The Founding Fathers in their wisdom decided that children were an unnatural strain on parents. So they provided jails called schools, equipped with tortures called an education. School is where you go between when your parents can’t take you and industry can’t take you. 

—John Updike, 1963

Anyone who has a child should train him to be either a physicist or a ballet dancer. Then he’ll escape.

—W.H. Auden, 1947

My own experience is that a certain kind of genius among students is best brought out in bed.

—Allen Ginsberg, 1981

Education has become a prisoner of contemporaneity. It is the past, not the dizzy present, that is the best door to the future.

—Camille Paglia, 1992

I am an old scholar, better-looking now than when I was young.

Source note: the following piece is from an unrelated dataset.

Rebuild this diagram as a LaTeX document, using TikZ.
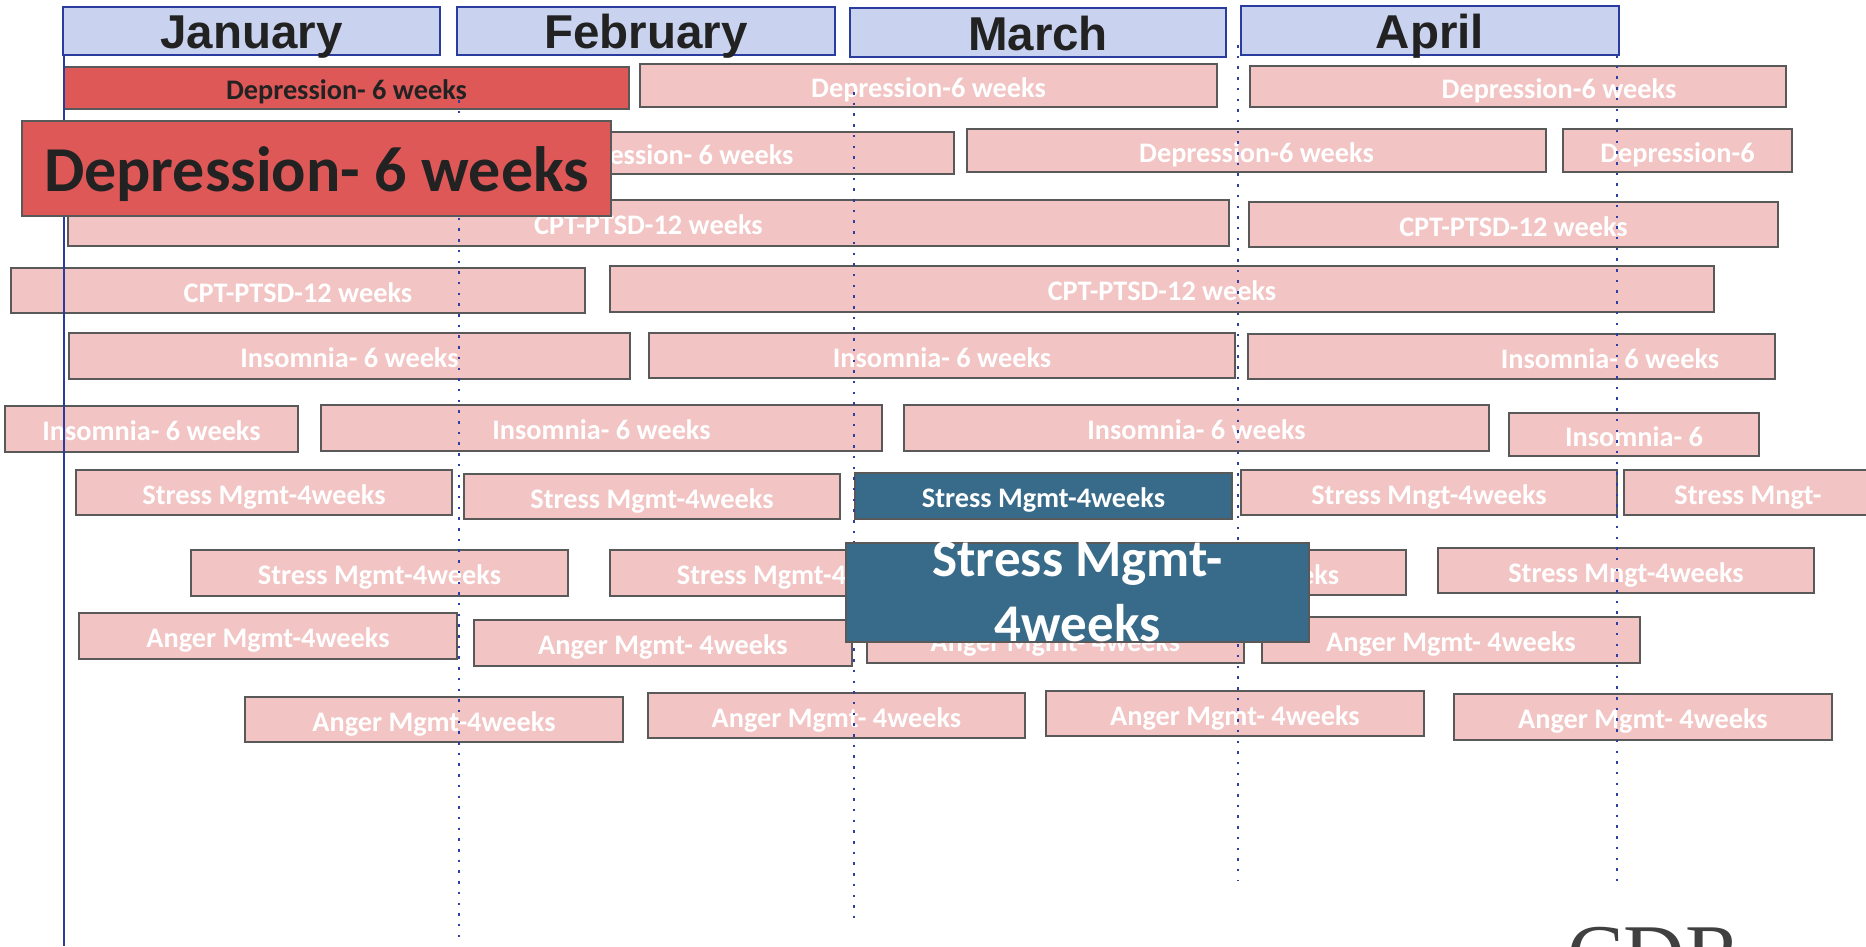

That’s what sitting on your ass does to your face.

—Leonard Cohen, 1970

Repetition is the mother of education.

—Jean Paul, 1807

Knowledge is an ancient error reflecting on its youth. 

—Francis Picabia, 1949

The great difficulty in education is to get experience out of ideas.

—George Santayana, 1905

It is a greater advantage to be honestly educated than honorably born.

—Erasmus, 1518

In large states public education will always be mediocre, for the same reason that in large kitchens the cooking is usually bad. 

—Friedrich Nietzsche, 1878

That which is evil is soon learned. 

—John Ray, 1670

A school without grades must have been concocted by someone who was drunk on nonalcoholic wine.

—Karl Kraus, 1909

In the first place God made idiots. This was for practice. Then he made school boards.